There is currently an inflection point in the markets, which provides corporations with opportunity to collectively look at making changes that will regain investor confidence in the markets.

With such a complex market that is moving at a rapid pace, investors are facing a wide array of new and complicated products with features and risks. Consequently, investors are hesitant to return to the market, said Richard Ketchum, chairman and CEO of Financial Industry Regulatory Authority.

"So how do we rebuild investor confidence in a market that is so complex and volatile? The answer, I believe, lies in doing a better job of anticipating problems before they occur—both on the regulatory side and on the firm compliance side," Ketchum explained.

He added, "I want to address how we can help investors learn how to make thoughtful, knowledgeable decisions about their investments and better understand and manage the risk they take on."

For instance, by the end of the year, FINRA plans to begin its next phase of the risk-based exam program.

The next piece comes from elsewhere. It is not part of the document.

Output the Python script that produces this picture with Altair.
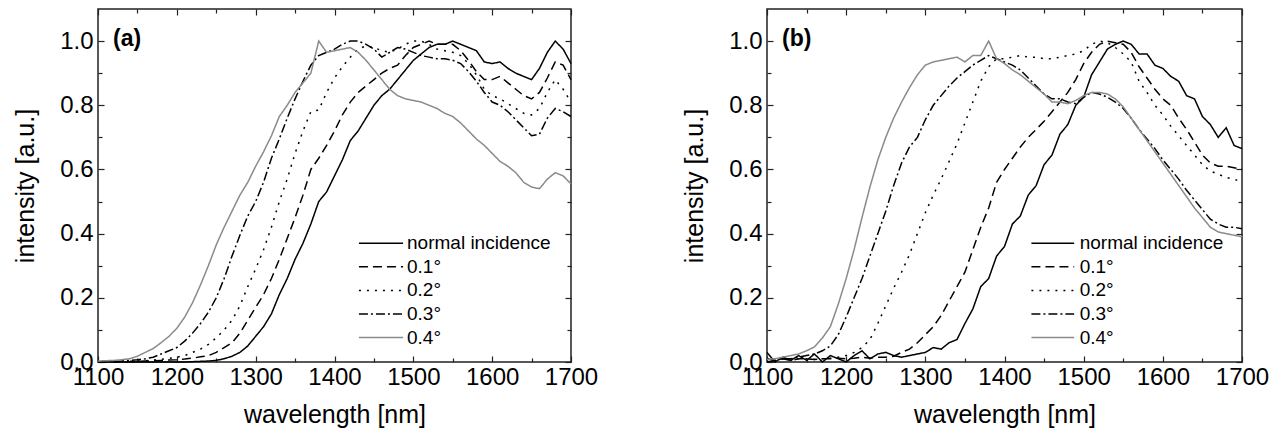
import altair as alt
import pandas as pd

WAVELENGTH = list(range(1100, 1701, 10))
SERIES = ["normal incidence", "0.1°", "0.2°", "0.3°", "0.4°"]

# ---------- panel (a) ----------
A_NORMAL = [0, 0, 0, 0, 0,
            0, 0, 0, 0, 0,
            0, 0, 0.001, 0.002, 0.003,
            0.005, 0.01, 0.018, 0.03, 0.05,
            0.08, 0.11, 0.15, 0.21, 0.26,
            0.32, 0.37, 0.43, 0.50, 0.53,
            0.58, 0.63, 0.69, 0.72, 0.76,
            0.80, 0.83, 0.85, 0.88, 0.91,
            0.94, 0.96, 0.98, 0.99, 0.99,
            1.00, 0.99, 0.98, 0.97, 0.935,
            0.93, 0.935, 0.915, 0.90, 0.89,
            0.88, 0.915, 0.965, 1.00, 0.975,
            0.93]
A_01 = [0, 0, 0, 0, 0.001,
        0.002, 0.003, 0.004, 0.005, 0.006,
        0.007, 0.009, 0.012, 0.016, 0.02,
        0.03, 0.045, 0.06, 0.09, 0.13,
        0.17, 0.21, 0.26, 0.32, 0.385,
        0.45, 0.52, 0.60, 0.635, 0.675,
        0.72, 0.77, 0.81, 0.84, 0.86,
        0.88, 0.90, 0.915, 0.925, 0.955,
        0.98, 0.99, 1.0, 0.99, 0.99,
        0.99, 0.97, 0.94, 0.905, 0.88,
        0.88, 0.89, 0.87, 0.85, 0.83,
        0.82, 0.84, 0.885, 0.935, 0.925,
        0.88]
A_02 = [0, 0, 0, 0.001, 0.002,
        0.003, 0.004, 0.006, 0.008, 0.011,
        0.015, 0.02, 0.03, 0.04, 0.055,
        0.075, 0.10, 0.13, 0.175, 0.235,
        0.29, 0.35, 0.42, 0.50, 0.57,
        0.65, 0.72, 0.78, 0.785, 0.84,
        0.885, 0.92, 0.95, 0.975, 0.985,
        0.98, 0.97, 0.965, 0.975, 0.99,
        1.0, 1.0, 0.99, 0.975, 0.97,
        0.965, 0.955, 0.93, 0.895, 0.85,
        0.83, 0.82, 0.805, 0.79, 0.775,
        0.77, 0.79, 0.84, 0.88, 0.85,
        0.81]
A_03 = [0, 0.001, 0.002, 0.003, 0.005,
        0.007, 0.01, 0.015, 0.025, 0.035,
        0.045, 0.065, 0.09, 0.12, 0.155,
        0.20, 0.26, 0.33, 0.395, 0.455,
        0.50, 0.56, 0.635, 0.695, 0.76,
        0.82, 0.875, 0.925, 0.955, 0.965,
        0.975, 0.99, 1.0, 1.0, 0.99,
        0.975, 0.95, 0.965, 0.98, 0.975,
        0.965, 0.955, 0.95, 0.945, 0.945,
        0.94, 0.93, 0.905, 0.875, 0.84,
        0.81, 0.80, 0.78, 0.755, 0.73,
        0.705, 0.71, 0.76, 0.79, 0.78,
        0.765]
A_04 = [0.003, 0.004, 0.005, 0.007, 0.01,
        0.018, 0.03, 0.042, 0.06, 0.08,
        0.105, 0.14, 0.185, 0.24, 0.30,
        0.365, 0.42, 0.47, 0.52, 0.56,
        0.61, 0.655, 0.705, 0.765, 0.80,
        0.84, 0.87, 0.90, 1.0, 0.965,
        0.97, 0.975, 0.98, 0.965, 0.94,
        0.91, 0.88, 0.85, 0.83, 0.82,
        0.815, 0.81, 0.80, 0.79, 0.775,
        0.765, 0.745, 0.72, 0.695, 0.675,
        0.65, 0.625, 0.61, 0.59, 0.56,
        0.545, 0.54, 0.57, 0.59, 0.58,
        0.555]

# ---------- panel (b) ----------
B_NORMAL = [0.03, 0.0, 0.015, 0.005, 0.02,
            0.005, 0.025, 0.0, 0.02, 0.01,
            0.0, 0.02, 0.035, 0.01, 0.025,
            0.03, 0.02, 0.015, 0.02, 0.025,
            0.03, 0.045, 0.04, 0.06, 0.07,
            0.12, 0.165, 0.235, 0.26, 0.33,
            0.36, 0.43, 0.455, 0.52, 0.55,
            0.615, 0.645, 0.71, 0.74, 0.80,
            0.825, 0.895, 0.935, 0.975, 0.99,
            1.0, 0.99, 0.96, 0.96, 0.925,
            0.915, 0.89, 0.875, 0.83, 0.82,
            0.765, 0.74, 0.70, 0.73, 0.675,
            0.665]
B_01 = [0.01, 0.005, 0.01, 0.005, 0.01,
        0.01, 0.008, 0.01, 0.01, 0.012,
        0.01, 0.012, 0.015, 0.012, 0.015,
        0.015, 0.018, 0.03, 0.04, 0.06,
        0.085, 0.11, 0.145, 0.19, 0.235,
        0.28, 0.35, 0.42, 0.48, 0.56,
        0.60, 0.635, 0.67, 0.70, 0.725,
        0.75, 0.78, 0.81, 0.84, 0.88,
        0.93, 0.965, 0.99, 1.0, 0.995,
        0.99, 0.965, 0.92, 0.885, 0.85,
        0.82, 0.80, 0.76, 0.725, 0.685,
        0.645, 0.62, 0.61, 0.61, 0.605,
        0.60]
B_02 = [0.01, 0.0, 0.01, 0.005, 0.01,
        0.01, 0.008, 0.01, 0.012, 0.015,
        0.02, 0.03, 0.045, 0.07, 0.12,
        0.175, 0.23, 0.28, 0.335, 0.40,
        0.465, 0.52, 0.57, 0.625, 0.68,
        0.745, 0.81, 0.875, 0.92, 0.945,
        0.945, 0.95, 0.955, 0.95, 0.95,
        0.945, 0.945, 0.95, 0.955, 0.96,
        0.97, 0.99, 1.0, 0.995, 0.98,
        0.96, 0.935, 0.875, 0.84, 0.80,
        0.77, 0.735, 0.705, 0.675, 0.645,
        0.615, 0.595, 0.585, 0.575, 0.57,
        0.56]
B_03 = [0.0, 0.005, 0.01, 0.01, 0.015,
        0.02, 0.025, 0.035, 0.05, 0.085,
        0.14, 0.20, 0.26, 0.33, 0.40,
        0.47, 0.55, 0.62, 0.67, 0.70,
        0.755, 0.80, 0.83, 0.86, 0.885,
        0.905, 0.925, 0.94, 0.955, 0.945,
        0.935, 0.925, 0.91, 0.885, 0.86,
        0.835, 0.82, 0.82, 0.81, 0.805,
        0.825, 0.84, 0.835, 0.825, 0.81,
        0.79, 0.76, 0.725, 0.695, 0.665,
        0.63, 0.60, 0.57, 0.535, 0.505,
        0.475, 0.445, 0.43, 0.42, 0.42,
        0.415]
B_04 = [0.008, 0.01, 0.015, 0.02, 0.025,
        0.035, 0.047, 0.075, 0.11, 0.18,
        0.26, 0.35, 0.45, 0.545, 0.63,
        0.70, 0.76, 0.81, 0.855, 0.895,
        0.925, 0.935, 0.94, 0.945, 0.95,
        0.935, 0.955, 0.955, 1.0, 0.945,
        0.93, 0.91, 0.895, 0.875, 0.855,
        0.835, 0.81, 0.81, 0.805, 0.815,
        0.83, 0.84, 0.84, 0.835, 0.82,
        0.795, 0.76, 0.725, 0.69, 0.655,
        0.62, 0.585, 0.55, 0.515, 0.48,
        0.45, 0.42, 0.405, 0.40, 0.395,
        0.39]

X_TICKS = [1100, 1200, 1300, 1400, 1500, 1600, 1700]
X_MINOR = [1150, 1250, 1350, 1450, 1550, 1650]
Y_TICKS = [0.0, 0.2, 0.4, 0.6, 0.8, 1.0]
Y_MINOR = [0.1, 0.3, 0.5, 0.7, 0.9]

# ---------- style ----------
FONT = "Liberation Sans"
H = 353
GRAY = "#8a8a8a"
COLORS = ["black", "black", "black", "black", GRAY]
DASHES = [[1, 0], [9, 5], [2, 6], [9, 3, 2, 3], [1, 0]]
FRAME = "#222222"


def panel(arrays, label, width, leg_x1, leg_x2, leg_xt):
    rows = []
    for s, vals in zip(SERIES, arrays):
        for w, v in zip(WAVELENGTH, vals):
            rows.append({"wl": w, "val": v, "series": s})
    df = pd.DataFrame(rows)

    xs = alt.Scale(domain=[1100, 1700], nice=False, zero=False)
    ys = alt.Scale(domain=[0, 1.1], nice=False)
    col = alt.Scale(domain=SERIES, range=COLORS)
    dash = alt.Scale(domain=SERIES, range=DASHES)

    lines = alt.Chart(df).mark_line(strokeWidth=1.5).encode(
        x=alt.X("wl:Q", scale=xs, axis=alt.Axis(
            values=X_TICKS, format="d", title="wavelength [nm]", labelFontSize=24,
            titleFontSize=25, titleFontWeight="normal", ticks=False,
            domain=False, grid=False, labelFlush=False, labelPadding=3,
            titlePadding=13, labelColor="black", titleColor="black",
            labelFont=FONT, titleFont=FONT)),
        y=alt.Y("val:Q", scale=ys, axis=alt.Axis(
            values=Y_TICKS, format=".1f", title="intensity [a.u.]",
            labelFontSize=24, titleFontSize=25, titleFontWeight="normal",
            ticks=False, domain=False, grid=False, labelPadding=5,
            titlePadding=21, labelColor="black", titleColor="black",
            labelFont=FONT, titleFont=FONT)),
        color=alt.Color("series:N", scale=col, legend=None),
        strokeDash=alt.StrokeDash("series:N", scale=dash, legend=None),
    )

    dummy = pd.DataFrame({"wl": [1100, 1700], "val": [0, 1.1]})

    def ticks(xorient, yorient, xvals, yvals, size):
        return alt.Chart(dummy).mark_point(opacity=0).encode(
            x=alt.X("wl:Q", scale=xs, axis=alt.Axis(
                orient=xorient, offset=-H, values=xvals, labels=False,
                title=None, domain=False, grid=False, ticks=True,
                tickSize=size, tickColor=FRAME, tickWidth=1.2)),
            y=alt.Y("val:Q", scale=ys, axis=alt.Axis(
                orient=yorient, offset=-width, values=yvals, labels=False,
                title=None, domain=False, grid=False, ticks=True,
                tickSize=size, tickColor=FRAME, tickWidth=1.2)),
        )

    t1 = ticks("top", "right", X_TICKS, Y_TICKS, 6)
    t2 = ticks("top", "right", X_MINOR, Y_MINOR, 4)
    t3 = ticks("bottom", "left", X_TICKS, Y_TICKS, 6)
    t4 = ticks("bottom", "left", X_MINOR, Y_MINOR, 4)

    leg_top = 0.37
    leg_step = 0.0735
    leg = pd.DataFrame({
        "series": SERIES,
        "x1": [leg_x1] * 5,
        "x2": [leg_x2] * 5,
        "xt": [leg_xt] * 5,
        "y": [leg_top - i * leg_step for i in range(5)],
    })
    leg_lines = alt.Chart(leg).mark_rule(strokeWidth=1.5).encode(
        x=alt.X("x1:Q", scale=xs, axis=None),
        x2="x2:Q",
        y=alt.Y("y:Q", scale=ys, axis=None),
        color=alt.Color("series:N", scale=col, legend=None),
        strokeDash=alt.StrokeDash("series:N", scale=dash, legend=None),
    )
    leg_text = alt.Chart(leg).mark_text(
        align="left", baseline="middle", fontSize=19, font=FONT, color="black"
    ).encode(
        x=alt.X("xt:Q", scale=xs, axis=None),
        y=alt.Y("y:Q", scale=ys, axis=None),
        text="series:N",
    )

    lab = pd.DataFrame({"t": [label], "x": [1119], "y": [1.005]})
    lab_text = alt.Chart(lab).mark_text(
        align="left", baseline="middle", fontSize=23, fontWeight="bold",
        font=FONT, color="black"
    ).encode(
        x=alt.X("x:Q", scale=xs, axis=None),
        y=alt.Y("y:Q", scale=ys, axis=None),
        text="t:N",
    )

    return alt.layer(lines, t1, t2, t3, t4, leg_lines, leg_text, lab_text).resolve_axis(
        x="independent", y="independent"
    ).properties(width=width, height=H)


pa = panel([A_NORMAL, A_01, A_02, A_03, A_04], "(a)", 473, 1431, 1487, 1492)
pb = panel([B_NORMAL, B_01, B_02, B_03, B_04], "(b)", 475, 1434, 1488, 1495)

chart = alt.hconcat(pa, pb, spacing=82).properties(
    padding={"left": 12, "top": 5, "right": 5, "bottom": 5}
).configure(font=FONT).configure_view(stroke=FRAME, strokeWidth=1.5)

chart.save("out.html", embed_options={"renderer": "svg", "actions": False})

Instead of using a standard set of exam questions and prescriptive review steps, staff involved in the pilot arrives at an exam armed with more firm-specific data, which has been uploaded from the firm and analyzed before the exam. 

Additionally, changes will occur in their membership application program.

"Keeping up with computerized trading and market structure changes is a never-ending challenge for FINRA and other regulators. And while we may not be able to prevent a technology failure from occurring, our job as a regulator is to implement programs to minimize the impact of a failure and head off widespread market disruption," Kethcum stated.